— Start Material —

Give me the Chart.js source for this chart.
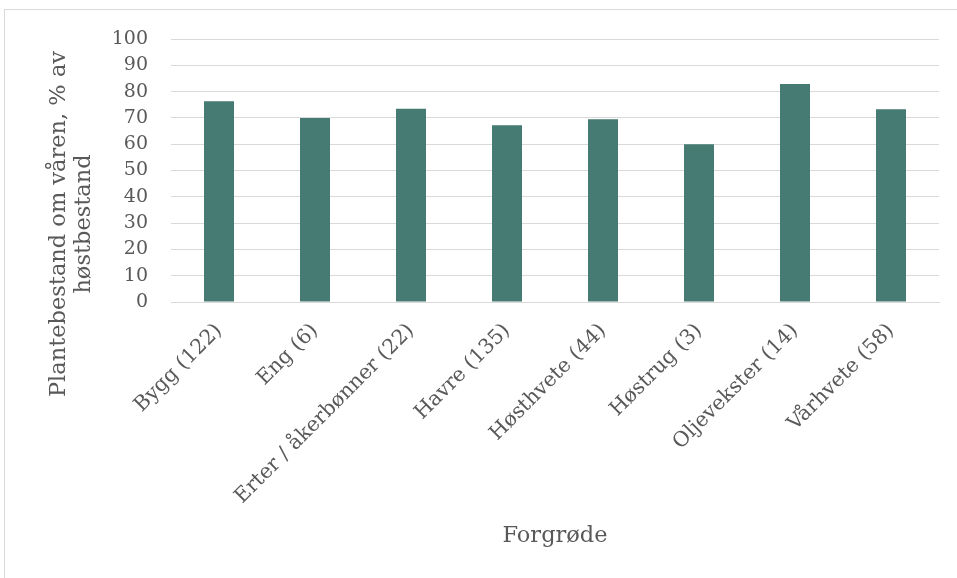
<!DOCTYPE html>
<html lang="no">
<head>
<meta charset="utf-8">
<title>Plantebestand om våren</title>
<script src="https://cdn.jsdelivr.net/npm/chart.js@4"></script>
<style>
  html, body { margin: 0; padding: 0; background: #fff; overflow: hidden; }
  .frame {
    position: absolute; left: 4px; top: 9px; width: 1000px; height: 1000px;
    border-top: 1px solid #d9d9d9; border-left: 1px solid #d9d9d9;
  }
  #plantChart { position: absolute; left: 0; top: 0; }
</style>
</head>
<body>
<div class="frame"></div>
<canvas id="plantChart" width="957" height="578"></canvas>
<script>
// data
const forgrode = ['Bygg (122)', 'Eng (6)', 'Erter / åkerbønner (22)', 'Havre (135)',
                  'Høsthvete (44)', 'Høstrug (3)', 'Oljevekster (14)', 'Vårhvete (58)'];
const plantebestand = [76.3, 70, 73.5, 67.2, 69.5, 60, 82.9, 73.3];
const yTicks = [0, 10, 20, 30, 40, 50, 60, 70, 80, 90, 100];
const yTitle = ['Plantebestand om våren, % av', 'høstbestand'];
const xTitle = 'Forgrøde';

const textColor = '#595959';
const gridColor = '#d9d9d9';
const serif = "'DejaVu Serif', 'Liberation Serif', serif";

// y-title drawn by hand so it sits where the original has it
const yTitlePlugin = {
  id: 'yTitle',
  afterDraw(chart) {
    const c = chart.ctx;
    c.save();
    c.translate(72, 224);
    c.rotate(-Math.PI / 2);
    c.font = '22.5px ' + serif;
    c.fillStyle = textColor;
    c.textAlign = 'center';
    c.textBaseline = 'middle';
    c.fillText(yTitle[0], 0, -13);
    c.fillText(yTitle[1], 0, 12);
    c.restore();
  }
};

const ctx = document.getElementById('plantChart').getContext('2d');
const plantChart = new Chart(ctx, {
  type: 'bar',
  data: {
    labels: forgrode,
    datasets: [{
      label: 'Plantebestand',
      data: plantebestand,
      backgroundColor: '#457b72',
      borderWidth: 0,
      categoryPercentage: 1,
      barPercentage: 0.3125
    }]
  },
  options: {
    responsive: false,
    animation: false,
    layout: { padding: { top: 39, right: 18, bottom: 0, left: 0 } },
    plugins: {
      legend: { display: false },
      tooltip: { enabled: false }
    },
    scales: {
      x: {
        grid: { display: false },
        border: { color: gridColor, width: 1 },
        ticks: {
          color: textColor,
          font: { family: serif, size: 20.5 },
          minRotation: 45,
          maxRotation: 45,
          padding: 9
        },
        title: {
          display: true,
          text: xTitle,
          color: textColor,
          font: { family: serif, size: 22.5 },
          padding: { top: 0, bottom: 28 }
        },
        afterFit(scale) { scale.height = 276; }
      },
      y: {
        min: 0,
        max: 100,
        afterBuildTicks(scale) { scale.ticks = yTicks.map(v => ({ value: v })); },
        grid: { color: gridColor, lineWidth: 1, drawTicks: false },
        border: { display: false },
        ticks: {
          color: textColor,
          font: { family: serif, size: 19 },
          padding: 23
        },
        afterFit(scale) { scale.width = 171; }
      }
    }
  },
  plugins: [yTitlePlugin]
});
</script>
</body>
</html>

— End Material —

> Task prompt: Copy the data character for character, but drop all pictures from the copy.

> Task response:
Give me the Chart.js source for this chart.
<!DOCTYPE html>
<html lang="no">
<head>
<meta charset="utf-8">
<title>Plantebestand om våren</title>
<script src="https://cdn.jsdelivr.net/npm/chart.js@4"></script>
<style>
  html, body { margin: 0; padding: 0; background: #fff; overflow: hidden; }
  .frame {
    position: absolute; left: 4px; top: 9px; width: 1000px; height: 1000px;
    border-top: 1px solid #d9d9d9; border-left: 1px solid #d9d9d9;
  }
  #plantChart { position: absolute; left: 0; top: 0; }
</style>
</head>
<body>
<div class="frame"></div>
<canvas id="plantChart" width="957" height="578"></canvas>
<script>
// data
const forgrode = ['Bygg (122)', 'Eng (6)', 'Erter / åkerbønner (22)', 'Havre (135)',
                  'Høsthvete (44)', 'Høstrug (3)', 'Oljevekster (14)', 'Vårhvete (58)'];
const plantebestand = [76.3, 70, 73.5, 67.2, 69.5, 60, 82.9, 73.3];
const yTicks = [0, 10, 20, 30, 40, 50, 60, 70, 80, 90, 100];
const yTitle = ['Plantebestand om våren, % av', 'høstbestand'];
const xTitle = 'Forgrøde';

const textColor = '#595959';
const gridColor = '#d9d9d9';
const serif = "'DejaVu Serif', 'Liberation Serif', serif";

// y-title drawn by hand so it sits where the original has it
const yTitlePlugin = {
  id: 'yTitle',
  afterDraw(chart) {
    const c = chart.ctx;
    c.save();
    c.translate(72, 224);
    c.rotate(-Math.PI / 2);
    c.font = '22.5px ' + serif;
    c.fillStyle = textColor;
    c.textAlign = 'center';
    c.textBaseline = 'middle';
    c.fillText(yTitle[0], 0, -13);
    c.fillText(yTitle[1], 0, 12);
    c.restore();
  }
};

const ctx = document.getElementById('plantChart').getContext('2d');
const plantChart = new Chart(ctx, {
  type: 'bar',
  data: {
    labels: forgrode,
    datasets: [{
      label: 'Plantebestand',
      data: plantebestand,
      backgroundColor: '#457b72',
      borderWidth: 0,
      categoryPercentage: 1,
      barPercentage: 0.3125
    }]
  },
  options: {
    responsive: false,
    animation: false,
    layout: { padding: { top: 39, right: 18, bottom: 0, left: 0 } },
    plugins: {
      legend: { display: false },
      tooltip: { enabled: false }
    },
    scales: {
      x: {
        grid: { display: false },
        border: { color: gridColor, width: 1 },
        ticks: {
          color: textColor,
          font: { family: serif, size: 20.5 },
          minRotation: 45,
          maxRotation: 45,
          padding: 9
        },
        title: {
          display: true,
          text: xTitle,
          color: textColor,
          font: { family: serif, size: 22.5 },
          padding: { top: 0, bottom: 28 }
        },
        afterFit(scale) { scale.height = 276; }
      },
      y: {
        min: 0,
        max: 100,
        afterBuildTicks(scale) { scale.ticks = yTicks.map(v => ({ value: v })); },
        grid: { color: gridColor, lineWidth: 1, drawTicks: false },
        border: { display: false },
        ticks: {
          color: textColor,
          font: { family: serif, size: 19 },
          padding: 23
        },
        afterFit(scale) { scale.width = 171; }
      }
    }
  },
  plugins: [yTitlePlugin]
});
</script>
</body>
</html>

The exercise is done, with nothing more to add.